Converting to a healthier diet would not only add value to the global economy but would also add to the global workforce as people are no longer ill or dying prematurely. Professor Rockstrom suggests that shifting to a Mediterranean or flexitarian diet, which entails the reducing our red meat intake and increasing our consumption of fruit and nuts, would have a positive health outcome for both humans and the planet – a double win.
And we’re moving in the right direction, albeit slowly. Trends towards flexitarianism are already gaining traction. For example, Green Monday is a social media initiative where people commit to going meatless on a Monday to achieve a more sustainable diet.
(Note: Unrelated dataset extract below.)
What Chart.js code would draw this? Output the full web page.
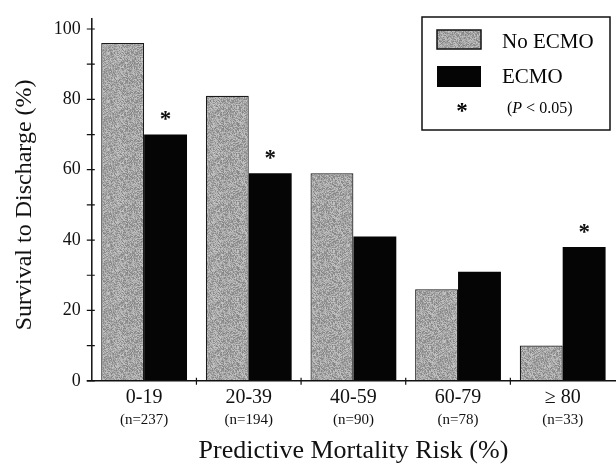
<!DOCTYPE html>
<html>
<head>
<meta charset="utf-8">
<script src="https://cdn.jsdelivr.net/npm/chart.js@4"></script>
<style>
  body { margin: 0; background: #fff; }
  #wrap { width: 616px; height: 464px; }
</style>
</head>
<body>
<div id="wrap"><canvas id="myChart" width="616" height="464"></canvas></div>
<script>
'use strict';

// ***** DATA *****
const categories = ['0-19', '20-39', '40-59', '60-79', '\u2265 80'];
const sampleSizes = ['(n=237)', '(n=194)', '(n=90)', '(n=78)', '(n=33)'];
const noEcmoSurvival = [96, 81, 59, 26, 10];
const ecmoSurvival = [70, 59, 41, 31, 38];
const significant = [true, true, false, false, true];
const labeledTicks = [0, 20, 40, 60, 80, 100];

const serif = '"Liberation Serif", "Times New Roman", serif';

// gray speckled fill for the No ECMO bars
function makeSpeckle() {
  let c = document.createElement('canvas');
  c.width = 48;
  c.height = 48;
  let g = c.getContext('2d');
  let img = g.createImageData(48, 48);
  for (let i = 0; i < 48 * 48; i++) {
    // simple hash so the texture is the same every time
    let h = (i * 2654435761) >>> 0;
    h = ((h ^ (h >>> 13)) * 1274126177) >>> 0;
    let v = 150 + (h % 70) - 20;
    img.data[i * 4] = v;
    img.data[i * 4 + 1] = v;
    img.data[i * 4 + 2] = v;
    img.data[i * 4 + 3] = 255;
  }
  g.putImageData(img, 0, 0);
  return g.createPattern(c, 'repeat');
}

const ctx = document.getElementById('myChart').getContext('2d');

// draws axes, tick marks, n labels, asterisks and the legend box
const decorPlugin = {
  id: 'decor',
  afterDraw(chart) {
    const c = chart.ctx;
    const area = chart.chartArea;
    const xs = chart.scales.x;
    const ys = chart.scales.y;
    c.save();
    c.strokeStyle = '#111';
    c.fillStyle = '#111';
    c.lineWidth = 1.5;

    // axis lines
    c.beginPath();
    c.moveTo(area.left, area.bottom);
    c.lineTo(area.left, area.top - 11);
    c.moveTo(area.left - 5, area.bottom);
    c.lineTo(chart.width, area.bottom);
    c.stroke();

    // y tick marks every 10
    c.lineWidth = 1.2;
    c.beginPath();
    for (let v = 0; v <= 100; v += 10) {
      let y = ys.getPixelForValue(v);
      c.moveTo(area.left - 5, y);
      c.lineTo(area.left + 3, y);
    }
    // x tick marks at category boundaries
    for (let i = 1; i < categories.length; i++) {
      let x = (xs.getPixelForValue(i - 1) + xs.getPixelForValue(i)) / 2;
      c.moveTo(x, area.bottom - 3);
      c.lineTo(x, area.bottom + 4);
    }
    c.stroke();

    // sample sizes under the category labels
    c.font = '15px ' + serif;
    c.textAlign = 'center';
    c.textBaseline = 'middle';
    for (let i = 0; i < sampleSizes.length; i++) {
      c.fillText(sampleSizes[i], xs.getPixelForValue(i), area.bottom + 39);
    }

    // asterisks over significant ECMO bars
    const meta = chart.getDatasetMeta(1);
    c.font = 'bold 23px ' + serif;
    for (let i = 0; i < significant.length; i++) {
      if (significant[i]) {
        let bar = meta.data[i];
        c.fillText('*', bar.x, bar.y - 14);
      }
    }

    // legend box
    c.lineWidth = 1.5;
    c.strokeRect(422, 17, 188, 113);
    c.fillStyle = chart.data.datasets[0].backgroundColor;
    c.fillRect(437, 30, 44, 19);
    c.strokeRect(437, 30, 44, 19);
    c.fillStyle = '#050505';
    c.fillRect(437, 66, 44, 21);
    c.textAlign = 'left';
    c.font = '21px ' + serif;
    c.fillText('No ECMO', 502, 42);
    c.fillText('ECMO', 502, 77);
    c.textAlign = 'center';
    c.font = 'bold 23px ' + serif;
    c.fillText('*', 462, 112);
    c.textAlign = 'left';
    c.font = '16px ' + serif;
    c.fillText('(', 507, 109);
    let px = 507 + c.measureText('(').width;
    c.font = 'italic 16px ' + serif;
    c.fillText('P', px, 109);
    px += c.measureText('P').width;
    c.font = '16px ' + serif;
    c.fillText(' < 0.05)', px, 109);
    c.restore();
  }
};

const chartObj = {
  type: 'bar',
  data: {
    labels: categories,
    datasets: [{
      label: 'No ECMO',
      data: noEcmoSurvival,
      backgroundColor: makeSpeckle(),
      borderColor: '#1a1a1a',
      borderWidth: 1.2,
      categoryPercentage: 0.82,
      barPercentage: 1
    },
    {
      label: 'ECMO',
      data: ecmoSurvival,
      backgroundColor: '#050505',
      borderColor: '#050505',
      borderWidth: 0,
      categoryPercentage: 0.82,
      barPercentage: 1
    }]
  },
  options: {
    responsive: false,
    animation: false,
    layout: { padding: { top: 29, right: 1, left: 10, bottom: 0 } },
    plugins: {
      legend: { display: false },
      tooltip: { enabled: false }
    },
    scales: {
      x: {
        grid: { display: false, drawTicks: false },
        border: { display: false },
        ticks: { color: '#111', font: { family: serif, size: 20 }, padding: 5 },
        title: {
          display: true,
          text: 'Predictive Mortality Risk (%)',
          color: '#111',
          font: { family: serif, size: 26 },
          padding: { top: 21, bottom: -3 }
        }
      },
      y: {
        min: 0,
        max: 100,
        grid: { display: false, drawTicks: false },
        border: { display: false },
        ticks: {
          stepSize: 10,
          color: '#111',
          font: { family: serif, size: 18 },
          padding: 11,
          callback: (v) => labeledTicks.includes(v) ? String(v) : ''
        },
        title: {
          display: true,
          text: 'Survival to Discharge (%)',
          color: '#111',
          font: { family: serif, size: 24 },
          padding: { top: 0, bottom: 4 }
        }
      }
    }
  },
  plugins: [decorPlugin]
};

const myChart = new Chart(ctx, chartObj); // eslint-disable-line
</script>
</body>
</html>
The ground and soil have the potential to hold more carbon than the atmosphere and Earth’s plant life combined – so an amazing solution is sitting beneath us if it can just be harnessed effectively. Yet, current commercial agricultural practices are eroding this potential rapidly. Already a third of topsoil is gone and if we carry on with these practices there may only be 30-40 harvests left.
Switching to organic farming methods and eliminating the use of harmful pesticides could change this outcome significantly. In France, an experiment has shown that increasing the organic matter by 4/1000 can dramatically bend the curve of carbon emissions7 .
The use of controlled greenhouses has also been impactful. They can improve yields by 30 times while using 90% less water (which can be sourced from rainwater rather than relying on fresh water sources). Importantly, they can also be situated close to populations, meaning less food mileage, and the model is repeatable and could therefore be replicated worldwide.
Technology – such as robotic harvesting, machine learning and sensors – is also improving agricultural efficiency. Adoption of these systems and other more sustainable practices need to be encouraged and supported worldwide.
The second phase of the COP 15 summit will take place in May this year. This time, the event needs to take a leaf out of COP 26’s book to generate better publicity to ensure biodiversity, food and health gain the recognition needed to affect change.
The investment community can play its part too. As with any transformative change, there will be enormous investment opportunities to benefit investors pursuing this theme. However, they can also use their influence to challenge the business world to change its practices – as is happening with decarbonisation.
At BNP Paribas Asset Management, we are using corporate engagement to educate, raise awareness, encourage transparency and promote the adoption of sustainable food standards. We are also advocating for greater public policy to regulate food standards, introduce taxation to promote healthier food options and enforce more effective food labelling.
Finally, through our environmental strategies we are investing in those businesses providing the necessary solutions to the sustainable food challenge. This will not only provide a wider breadth of opportunities for our clients to affect real change, but they should also benefit from the growth potential of these innovative enterprises.